What is expected - In the listing that follows, retype every line from the first through the one containing "const labelRoughness = [5546, 25.0, 0.245, 0.110, 0.310, 0.560];". Pictures are to be left out.
-*-
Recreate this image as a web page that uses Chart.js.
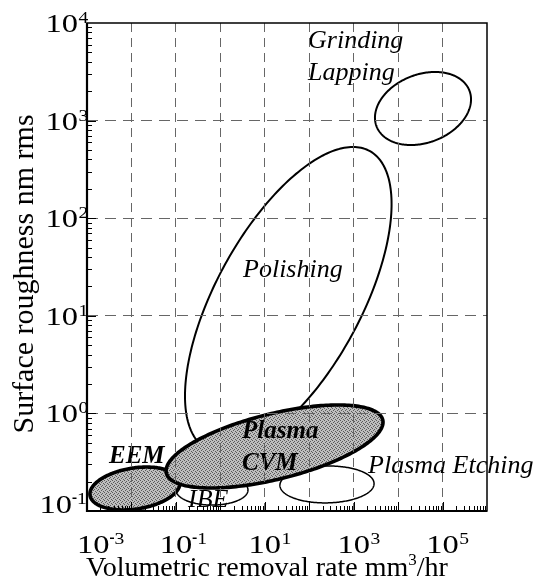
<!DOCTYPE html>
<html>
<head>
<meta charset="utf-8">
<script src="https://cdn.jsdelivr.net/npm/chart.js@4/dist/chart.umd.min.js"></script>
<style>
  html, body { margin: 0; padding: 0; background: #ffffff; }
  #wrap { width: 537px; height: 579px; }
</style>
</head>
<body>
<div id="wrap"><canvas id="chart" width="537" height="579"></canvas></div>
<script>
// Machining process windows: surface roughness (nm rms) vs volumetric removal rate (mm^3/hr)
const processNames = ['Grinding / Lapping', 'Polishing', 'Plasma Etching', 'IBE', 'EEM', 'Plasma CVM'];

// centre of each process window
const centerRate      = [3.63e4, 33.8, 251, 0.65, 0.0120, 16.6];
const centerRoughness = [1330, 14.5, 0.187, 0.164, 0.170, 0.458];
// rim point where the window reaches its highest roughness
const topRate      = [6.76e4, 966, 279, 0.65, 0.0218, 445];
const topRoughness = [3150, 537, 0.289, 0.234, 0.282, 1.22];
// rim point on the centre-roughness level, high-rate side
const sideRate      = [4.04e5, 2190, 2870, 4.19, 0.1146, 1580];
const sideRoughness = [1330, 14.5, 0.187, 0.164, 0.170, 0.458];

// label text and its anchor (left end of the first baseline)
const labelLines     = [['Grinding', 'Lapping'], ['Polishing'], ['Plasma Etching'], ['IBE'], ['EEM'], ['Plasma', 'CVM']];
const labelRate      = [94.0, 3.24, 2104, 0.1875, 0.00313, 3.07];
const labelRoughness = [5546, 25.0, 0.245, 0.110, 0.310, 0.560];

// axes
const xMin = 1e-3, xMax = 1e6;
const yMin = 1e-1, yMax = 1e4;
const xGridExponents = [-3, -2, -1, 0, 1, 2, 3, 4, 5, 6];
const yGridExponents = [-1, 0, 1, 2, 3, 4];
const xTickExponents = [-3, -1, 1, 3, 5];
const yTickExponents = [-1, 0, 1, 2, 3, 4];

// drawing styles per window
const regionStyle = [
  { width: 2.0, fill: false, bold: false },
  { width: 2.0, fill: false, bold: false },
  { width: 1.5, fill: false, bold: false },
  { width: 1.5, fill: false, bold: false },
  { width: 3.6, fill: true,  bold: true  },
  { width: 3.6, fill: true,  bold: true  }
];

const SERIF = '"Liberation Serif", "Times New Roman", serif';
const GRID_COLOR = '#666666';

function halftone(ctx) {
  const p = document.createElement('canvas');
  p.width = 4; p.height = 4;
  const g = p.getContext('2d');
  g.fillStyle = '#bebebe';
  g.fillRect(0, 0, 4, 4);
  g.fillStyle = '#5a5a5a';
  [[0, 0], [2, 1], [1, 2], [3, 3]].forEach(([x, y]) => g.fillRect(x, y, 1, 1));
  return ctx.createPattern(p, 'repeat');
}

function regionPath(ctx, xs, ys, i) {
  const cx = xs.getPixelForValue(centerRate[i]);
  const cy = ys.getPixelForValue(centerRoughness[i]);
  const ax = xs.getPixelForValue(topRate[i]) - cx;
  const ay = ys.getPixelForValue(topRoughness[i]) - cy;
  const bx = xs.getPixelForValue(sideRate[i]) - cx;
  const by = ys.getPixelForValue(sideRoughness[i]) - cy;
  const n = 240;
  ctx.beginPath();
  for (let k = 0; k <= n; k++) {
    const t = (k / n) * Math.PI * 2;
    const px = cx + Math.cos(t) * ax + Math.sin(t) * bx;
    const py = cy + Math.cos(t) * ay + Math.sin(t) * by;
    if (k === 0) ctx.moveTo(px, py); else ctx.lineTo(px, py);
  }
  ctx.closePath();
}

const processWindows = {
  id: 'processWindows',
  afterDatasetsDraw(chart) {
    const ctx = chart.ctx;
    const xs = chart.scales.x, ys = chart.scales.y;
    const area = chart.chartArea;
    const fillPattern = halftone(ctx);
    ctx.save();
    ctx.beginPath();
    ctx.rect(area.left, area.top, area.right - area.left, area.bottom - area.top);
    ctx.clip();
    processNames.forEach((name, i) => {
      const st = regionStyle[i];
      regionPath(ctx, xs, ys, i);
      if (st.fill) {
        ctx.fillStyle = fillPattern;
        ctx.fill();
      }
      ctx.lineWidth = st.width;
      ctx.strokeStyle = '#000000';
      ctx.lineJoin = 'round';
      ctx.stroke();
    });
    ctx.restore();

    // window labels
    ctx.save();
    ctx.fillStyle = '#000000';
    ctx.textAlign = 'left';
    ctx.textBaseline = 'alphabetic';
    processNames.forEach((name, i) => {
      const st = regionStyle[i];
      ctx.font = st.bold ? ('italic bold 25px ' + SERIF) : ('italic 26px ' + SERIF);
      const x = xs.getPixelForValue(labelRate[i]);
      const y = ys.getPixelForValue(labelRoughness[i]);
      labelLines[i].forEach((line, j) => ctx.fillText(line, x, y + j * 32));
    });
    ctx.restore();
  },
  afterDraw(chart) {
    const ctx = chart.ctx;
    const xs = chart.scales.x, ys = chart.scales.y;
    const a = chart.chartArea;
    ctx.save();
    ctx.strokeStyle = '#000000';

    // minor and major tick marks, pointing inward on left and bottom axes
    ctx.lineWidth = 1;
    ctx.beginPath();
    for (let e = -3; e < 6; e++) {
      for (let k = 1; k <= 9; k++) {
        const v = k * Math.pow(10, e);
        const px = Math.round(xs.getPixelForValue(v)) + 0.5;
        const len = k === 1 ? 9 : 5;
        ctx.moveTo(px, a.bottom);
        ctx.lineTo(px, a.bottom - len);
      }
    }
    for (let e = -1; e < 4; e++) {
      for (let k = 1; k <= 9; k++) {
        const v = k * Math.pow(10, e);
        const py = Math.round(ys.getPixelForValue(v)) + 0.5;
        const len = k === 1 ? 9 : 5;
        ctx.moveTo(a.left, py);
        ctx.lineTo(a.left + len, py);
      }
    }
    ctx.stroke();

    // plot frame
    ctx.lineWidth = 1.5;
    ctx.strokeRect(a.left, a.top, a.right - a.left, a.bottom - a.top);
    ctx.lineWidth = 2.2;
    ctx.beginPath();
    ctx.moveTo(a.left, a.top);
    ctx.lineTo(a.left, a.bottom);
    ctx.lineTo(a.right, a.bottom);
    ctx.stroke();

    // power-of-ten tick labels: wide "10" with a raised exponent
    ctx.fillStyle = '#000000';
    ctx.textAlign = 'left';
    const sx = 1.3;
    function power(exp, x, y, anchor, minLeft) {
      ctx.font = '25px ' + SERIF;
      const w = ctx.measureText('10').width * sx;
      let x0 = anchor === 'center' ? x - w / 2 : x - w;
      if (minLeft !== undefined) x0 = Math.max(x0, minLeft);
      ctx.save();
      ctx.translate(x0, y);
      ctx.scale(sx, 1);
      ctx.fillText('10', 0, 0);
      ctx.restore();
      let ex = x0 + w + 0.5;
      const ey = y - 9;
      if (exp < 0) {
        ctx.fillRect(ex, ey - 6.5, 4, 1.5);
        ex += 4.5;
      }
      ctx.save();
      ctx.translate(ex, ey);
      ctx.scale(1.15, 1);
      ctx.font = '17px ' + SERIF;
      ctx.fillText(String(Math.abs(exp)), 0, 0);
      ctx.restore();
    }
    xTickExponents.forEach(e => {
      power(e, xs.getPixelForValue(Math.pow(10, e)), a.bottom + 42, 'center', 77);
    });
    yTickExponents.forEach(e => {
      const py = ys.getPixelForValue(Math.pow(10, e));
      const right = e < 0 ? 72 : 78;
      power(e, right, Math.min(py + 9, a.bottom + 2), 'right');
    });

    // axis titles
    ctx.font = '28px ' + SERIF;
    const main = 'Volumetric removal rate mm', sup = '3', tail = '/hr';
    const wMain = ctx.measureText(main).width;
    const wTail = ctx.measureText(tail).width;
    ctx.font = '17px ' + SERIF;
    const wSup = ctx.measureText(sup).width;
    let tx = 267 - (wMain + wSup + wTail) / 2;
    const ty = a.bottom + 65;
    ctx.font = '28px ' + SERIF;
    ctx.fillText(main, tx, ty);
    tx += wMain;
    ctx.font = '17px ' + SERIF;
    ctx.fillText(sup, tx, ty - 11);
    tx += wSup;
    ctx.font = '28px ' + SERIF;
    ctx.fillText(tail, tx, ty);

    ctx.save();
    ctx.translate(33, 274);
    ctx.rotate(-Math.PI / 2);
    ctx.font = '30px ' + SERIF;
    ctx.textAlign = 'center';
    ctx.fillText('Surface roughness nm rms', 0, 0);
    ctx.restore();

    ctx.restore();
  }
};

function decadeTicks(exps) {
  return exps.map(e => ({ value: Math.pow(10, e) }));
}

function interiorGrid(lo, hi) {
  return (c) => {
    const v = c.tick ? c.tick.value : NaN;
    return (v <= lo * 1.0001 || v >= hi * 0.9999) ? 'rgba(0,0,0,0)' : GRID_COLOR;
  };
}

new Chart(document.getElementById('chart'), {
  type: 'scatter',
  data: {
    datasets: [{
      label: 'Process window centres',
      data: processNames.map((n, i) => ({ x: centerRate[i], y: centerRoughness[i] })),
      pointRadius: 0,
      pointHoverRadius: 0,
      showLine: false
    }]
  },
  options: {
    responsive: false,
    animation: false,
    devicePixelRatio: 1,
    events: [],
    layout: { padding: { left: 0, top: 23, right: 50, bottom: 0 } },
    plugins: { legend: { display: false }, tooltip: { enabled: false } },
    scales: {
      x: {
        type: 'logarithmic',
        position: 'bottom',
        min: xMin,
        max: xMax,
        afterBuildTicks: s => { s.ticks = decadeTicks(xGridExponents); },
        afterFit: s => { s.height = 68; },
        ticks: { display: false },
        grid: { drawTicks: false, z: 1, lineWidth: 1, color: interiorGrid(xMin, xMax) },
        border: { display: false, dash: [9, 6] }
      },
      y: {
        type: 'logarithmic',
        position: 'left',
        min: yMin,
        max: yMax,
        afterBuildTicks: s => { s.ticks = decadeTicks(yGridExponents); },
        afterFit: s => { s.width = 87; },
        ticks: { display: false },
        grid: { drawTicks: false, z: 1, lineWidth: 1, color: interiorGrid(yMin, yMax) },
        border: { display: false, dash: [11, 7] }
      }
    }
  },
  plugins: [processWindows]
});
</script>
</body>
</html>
-*-
Response to the exercise -
Recreate this image as a web page that uses Chart.js.
<!DOCTYPE html>
<html>
<head>
<meta charset="utf-8">
<script src="https://cdn.jsdelivr.net/npm/chart.js@4/dist/chart.umd.min.js"></script>
<style>
  html, body { margin: 0; padding: 0; background: #ffffff; }
  #wrap { width: 537px; height: 579px; }
</style>
</head>
<body>
<div id="wrap"><canvas id="chart" width="537" height="579"></canvas></div>
<script>
// Machining process windows: surface roughness (nm rms) vs volumetric removal rate (mm^3/hr)
const processNames = ['Grinding / Lapping', 'Polishing', 'Plasma Etching', 'IBE', 'EEM', 'Plasma CVM'];

// centre of each process window
const centerRate      = [3.63e4, 33.8, 251, 0.65, 0.0120, 16.6];
const centerRoughness = [1330, 14.5, 0.187, 0.164, 0.170, 0.458];
// rim point where the window reaches its highest roughness
const topRate      = [6.76e4, 966, 279, 0.65, 0.0218, 445];
const topRoughness = [3150, 537, 0.289, 0.234, 0.282, 1.22];
// rim point on the centre-roughness level, high-rate side
const sideRate      = [4.04e5, 2190, 2870, 4.19, 0.1146, 1580];
const sideRoughness = [1330, 14.5, 0.187, 0.164, 0.170, 0.458];

// label text and its anchor (left end of the first baseline)
const labelLines     = [['Grinding', 'Lapping'], ['Polishing'], ['Plasma Etching'], ['IBE'], ['EEM'], ['Plasma', 'CVM']];
const labelRate      = [94.0, 3.24, 2104, 0.1875, 0.00313, 3.07];
const labelRoughness = [5546, 25.0, 0.245, 0.110, 0.310, 0.560];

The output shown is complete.